Cinema is an art form based in the human psyche. Light and sound weave a psychologically evocative tapestry. In my humble opinion, the Poles and Italians stand at the very top rank of inherently cinematic filmmakers (followed closely by the British realists and their current heirs). The two films in this collection re-affirm my opinion with the power of their story-telling.
Zulawski's POSSESSION is a very twisted mystery with a supernatural surprise. The story unfolds at a leisurely but intriguing pace (as does Bava's SHOCK -- this is a great double bill). The first half is somewhat reminiscent of Polanski's THE TENANT and REPULSION, all character work, building tension and intrigue. The acting and staging are superb. Both Sam Neil and Isabelle Adjani, as well as all the supporting cast, give superlative performances.
The eternally beautiful Adjani was honored with a Cesar Award for this movie, and it was well deserved. An extended turn in a deserted subway tunnel is one of the most chilling scenes ever captured on screen, and it is her phenomenal performance which makes the scene.
The action picks up dramatically in the second half, and explodes in the last act. This film is definitely not for everyone. It has been called perverse (but is appropriately so) and self-indulgent (and is at least minorly so). But it is undoubtedly the work of a master filmmaker, working with the finest actors and craftsmen at his disposal. Even the most jaded lover of dark cinema will be thrilled by this one.
SHOCK is an equally wonderful achievement, by a third generation filmmaker who might have been lauded as another Antonioni or Fellini had he not confined himself to the disparaged horror genre throughout his career, eventually passing the torch to his son Lamberto.
Like POSSESSION, SHOCK is a beautifully directed occult-themed mystery.

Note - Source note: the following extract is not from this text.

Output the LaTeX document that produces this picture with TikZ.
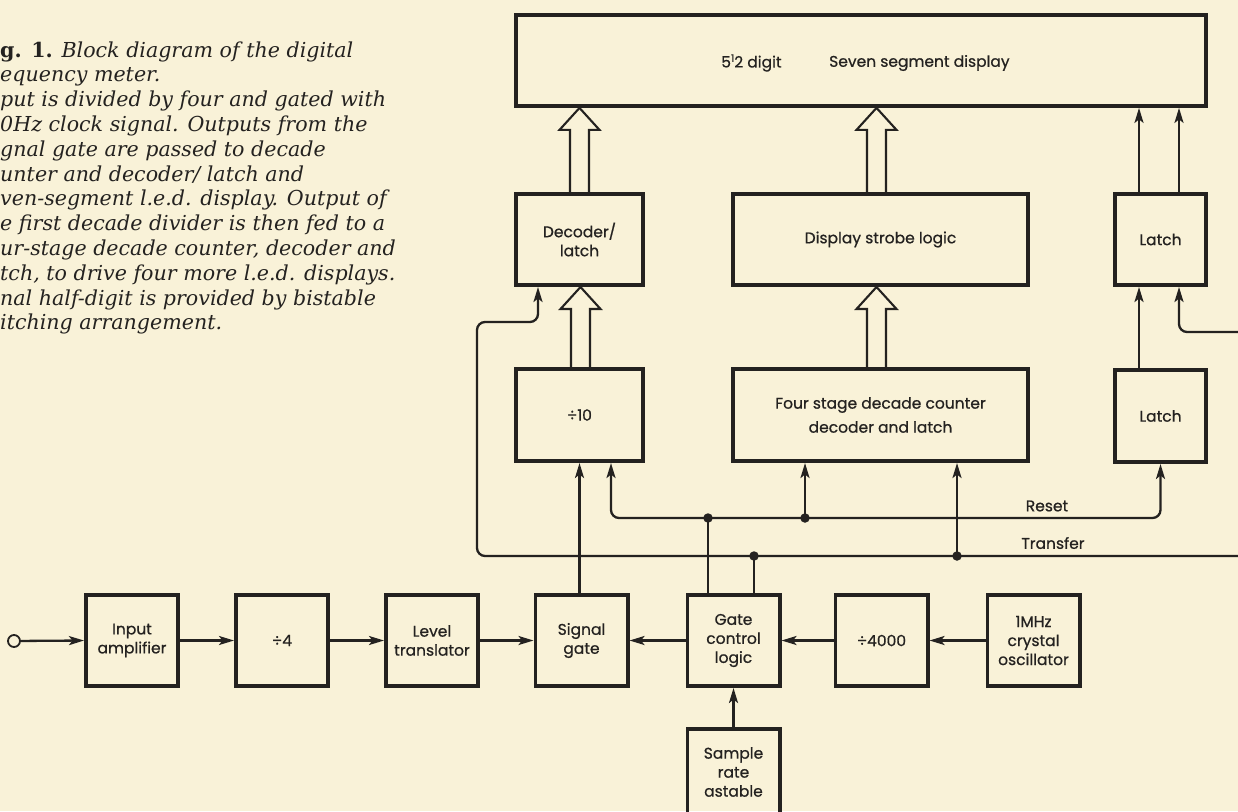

Horror fans are all too familiar with the flashy whirly-whirl dolly work of lesser auteurs. Bava moves his camera in mind-blowing ways. Always subtle, never drawing attention to itself as it artfully exploits its subject, then walloping the viewer with a stunningly effective pause. At times I was reminded of Robert Wise's THE HAUNTING (not the dreadful remake), due to Bava's ability to conjure powerful, elusive chills out of thin air, simply by his use of camera and lighting.
Horror fans and those attempting to produce or direct horror movies owe it to themselves to check these two out.